Exercise task — Starting at the top of the listing, extract every line up to and including the one with "E_V, E_F, E_C = 0.0, 0.945, 1.70". Pictures stay out of the copy.

☆ ☆ ☆ ☆

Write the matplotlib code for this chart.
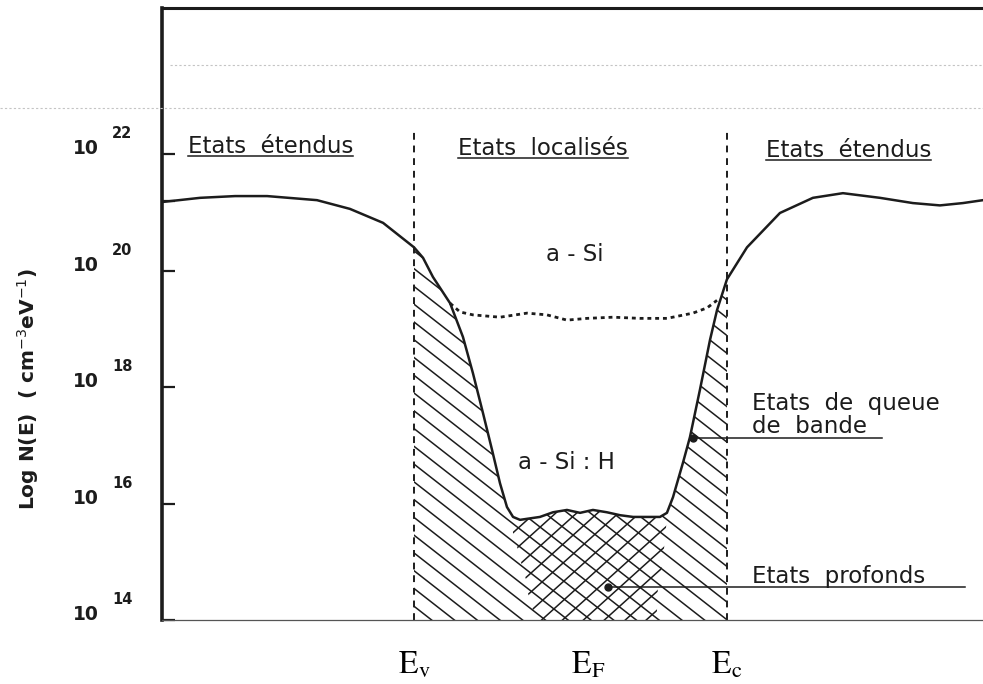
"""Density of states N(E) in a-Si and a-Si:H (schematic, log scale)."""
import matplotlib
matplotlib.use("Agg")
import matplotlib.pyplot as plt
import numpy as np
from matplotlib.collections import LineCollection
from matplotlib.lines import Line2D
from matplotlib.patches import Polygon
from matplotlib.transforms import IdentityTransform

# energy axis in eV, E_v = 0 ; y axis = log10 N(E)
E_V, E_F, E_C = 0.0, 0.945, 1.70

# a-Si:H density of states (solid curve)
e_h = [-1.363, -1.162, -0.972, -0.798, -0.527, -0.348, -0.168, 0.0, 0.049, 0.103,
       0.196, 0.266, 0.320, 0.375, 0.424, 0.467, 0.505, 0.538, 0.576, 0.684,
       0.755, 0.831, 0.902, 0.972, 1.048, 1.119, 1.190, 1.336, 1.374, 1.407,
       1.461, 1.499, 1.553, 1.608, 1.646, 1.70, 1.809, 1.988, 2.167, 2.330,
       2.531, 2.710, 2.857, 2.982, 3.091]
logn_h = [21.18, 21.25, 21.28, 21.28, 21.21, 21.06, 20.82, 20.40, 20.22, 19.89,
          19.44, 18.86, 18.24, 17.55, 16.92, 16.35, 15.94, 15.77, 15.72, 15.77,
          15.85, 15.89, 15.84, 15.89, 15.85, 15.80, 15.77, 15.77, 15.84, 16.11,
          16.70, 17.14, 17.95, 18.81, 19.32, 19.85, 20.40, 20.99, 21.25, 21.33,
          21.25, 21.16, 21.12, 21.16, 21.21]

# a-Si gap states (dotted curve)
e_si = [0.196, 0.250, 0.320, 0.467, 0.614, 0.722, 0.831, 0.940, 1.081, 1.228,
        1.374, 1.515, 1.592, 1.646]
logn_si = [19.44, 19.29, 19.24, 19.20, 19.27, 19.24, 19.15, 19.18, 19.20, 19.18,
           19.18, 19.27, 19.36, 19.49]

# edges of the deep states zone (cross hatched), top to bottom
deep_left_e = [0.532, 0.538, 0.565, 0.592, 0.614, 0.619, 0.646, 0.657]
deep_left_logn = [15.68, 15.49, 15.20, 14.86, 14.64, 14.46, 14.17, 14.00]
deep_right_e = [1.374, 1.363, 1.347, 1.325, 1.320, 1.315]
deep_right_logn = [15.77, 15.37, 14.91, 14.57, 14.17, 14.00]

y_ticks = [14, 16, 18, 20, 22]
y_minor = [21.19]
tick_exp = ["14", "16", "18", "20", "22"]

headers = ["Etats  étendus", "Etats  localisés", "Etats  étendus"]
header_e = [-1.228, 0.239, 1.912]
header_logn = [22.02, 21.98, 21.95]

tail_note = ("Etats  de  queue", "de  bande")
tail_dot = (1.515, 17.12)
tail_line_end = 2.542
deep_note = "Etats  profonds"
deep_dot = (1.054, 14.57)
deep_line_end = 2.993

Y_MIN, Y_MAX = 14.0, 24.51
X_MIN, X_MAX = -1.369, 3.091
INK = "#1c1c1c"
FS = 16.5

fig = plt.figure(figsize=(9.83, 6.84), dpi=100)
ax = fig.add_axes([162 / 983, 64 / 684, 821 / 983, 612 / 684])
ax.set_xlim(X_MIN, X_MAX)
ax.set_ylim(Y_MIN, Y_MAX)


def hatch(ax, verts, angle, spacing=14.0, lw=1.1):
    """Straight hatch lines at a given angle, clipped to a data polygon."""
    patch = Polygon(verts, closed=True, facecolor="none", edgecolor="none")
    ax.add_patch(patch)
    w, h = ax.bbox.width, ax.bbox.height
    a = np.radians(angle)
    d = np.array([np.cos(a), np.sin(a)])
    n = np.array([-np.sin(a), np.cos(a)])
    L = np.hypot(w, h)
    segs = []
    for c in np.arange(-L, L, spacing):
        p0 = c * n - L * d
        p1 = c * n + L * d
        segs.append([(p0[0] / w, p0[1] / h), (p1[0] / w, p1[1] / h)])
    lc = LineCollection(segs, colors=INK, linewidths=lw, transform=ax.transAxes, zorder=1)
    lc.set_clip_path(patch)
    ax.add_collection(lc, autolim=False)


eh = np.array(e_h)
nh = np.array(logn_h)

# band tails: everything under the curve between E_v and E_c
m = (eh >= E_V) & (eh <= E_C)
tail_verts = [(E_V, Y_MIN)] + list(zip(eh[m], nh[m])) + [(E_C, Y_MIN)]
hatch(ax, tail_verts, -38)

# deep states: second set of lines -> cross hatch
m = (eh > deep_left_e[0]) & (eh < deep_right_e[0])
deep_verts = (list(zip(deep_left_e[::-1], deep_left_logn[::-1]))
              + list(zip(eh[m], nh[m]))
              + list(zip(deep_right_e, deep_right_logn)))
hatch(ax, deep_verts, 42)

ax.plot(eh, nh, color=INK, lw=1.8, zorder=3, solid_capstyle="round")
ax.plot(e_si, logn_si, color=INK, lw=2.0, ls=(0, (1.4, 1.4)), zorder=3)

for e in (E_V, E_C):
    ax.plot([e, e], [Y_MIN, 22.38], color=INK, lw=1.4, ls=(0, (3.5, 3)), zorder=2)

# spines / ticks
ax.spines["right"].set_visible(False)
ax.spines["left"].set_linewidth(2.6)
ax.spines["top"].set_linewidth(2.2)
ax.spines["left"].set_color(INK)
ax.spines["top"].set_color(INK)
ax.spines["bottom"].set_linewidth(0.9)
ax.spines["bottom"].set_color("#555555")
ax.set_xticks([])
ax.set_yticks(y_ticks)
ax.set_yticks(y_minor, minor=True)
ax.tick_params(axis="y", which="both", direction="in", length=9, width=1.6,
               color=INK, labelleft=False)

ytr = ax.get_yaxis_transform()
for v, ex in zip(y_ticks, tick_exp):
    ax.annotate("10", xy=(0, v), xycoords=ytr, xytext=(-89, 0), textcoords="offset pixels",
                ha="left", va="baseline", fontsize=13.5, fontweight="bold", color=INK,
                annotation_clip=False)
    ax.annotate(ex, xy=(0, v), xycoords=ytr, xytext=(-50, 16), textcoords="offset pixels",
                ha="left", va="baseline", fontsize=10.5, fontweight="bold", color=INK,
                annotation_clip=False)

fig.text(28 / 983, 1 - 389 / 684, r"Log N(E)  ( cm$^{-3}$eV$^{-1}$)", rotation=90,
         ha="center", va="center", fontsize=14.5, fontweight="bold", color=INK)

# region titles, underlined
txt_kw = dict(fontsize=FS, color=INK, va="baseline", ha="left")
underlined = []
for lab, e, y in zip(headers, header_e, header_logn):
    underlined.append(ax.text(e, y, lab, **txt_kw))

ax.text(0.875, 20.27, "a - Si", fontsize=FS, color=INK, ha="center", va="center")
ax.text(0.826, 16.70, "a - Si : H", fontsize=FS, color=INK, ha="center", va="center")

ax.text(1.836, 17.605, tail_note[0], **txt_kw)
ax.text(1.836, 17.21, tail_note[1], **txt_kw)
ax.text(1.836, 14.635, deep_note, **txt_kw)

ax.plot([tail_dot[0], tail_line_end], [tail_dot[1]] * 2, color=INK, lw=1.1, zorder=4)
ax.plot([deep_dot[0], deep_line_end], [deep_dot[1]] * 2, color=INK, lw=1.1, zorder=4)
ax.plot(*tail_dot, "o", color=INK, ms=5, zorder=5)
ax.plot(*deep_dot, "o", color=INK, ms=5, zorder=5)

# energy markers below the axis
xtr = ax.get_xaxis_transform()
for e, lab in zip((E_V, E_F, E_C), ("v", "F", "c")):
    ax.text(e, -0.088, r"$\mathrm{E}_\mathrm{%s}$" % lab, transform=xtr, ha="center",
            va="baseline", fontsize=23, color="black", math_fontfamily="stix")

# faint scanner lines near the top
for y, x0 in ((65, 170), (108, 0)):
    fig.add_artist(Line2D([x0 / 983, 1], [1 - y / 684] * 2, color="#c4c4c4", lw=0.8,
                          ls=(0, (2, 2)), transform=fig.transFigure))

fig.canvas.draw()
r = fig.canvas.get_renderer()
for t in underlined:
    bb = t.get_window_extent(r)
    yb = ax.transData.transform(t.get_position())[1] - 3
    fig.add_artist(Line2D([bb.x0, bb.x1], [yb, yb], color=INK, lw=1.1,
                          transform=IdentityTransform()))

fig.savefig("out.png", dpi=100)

☆ ☆ ☆ ☆

Response to the task —
Write the matplotlib code for this chart.
"""Density of states N(E) in a-Si and a-Si:H (schematic, log scale)."""
import matplotlib
matplotlib.use("Agg")
import matplotlib.pyplot as plt
import numpy as np
from matplotlib.collections import LineCollection
from matplotlib.lines import Line2D
from matplotlib.patches import Polygon
from matplotlib.transforms import IdentityTransform

# energy axis in eV, E_v = 0 ; y axis = log10 N(E)
E_V, E_F, E_C = 0.0, 0.945, 1.70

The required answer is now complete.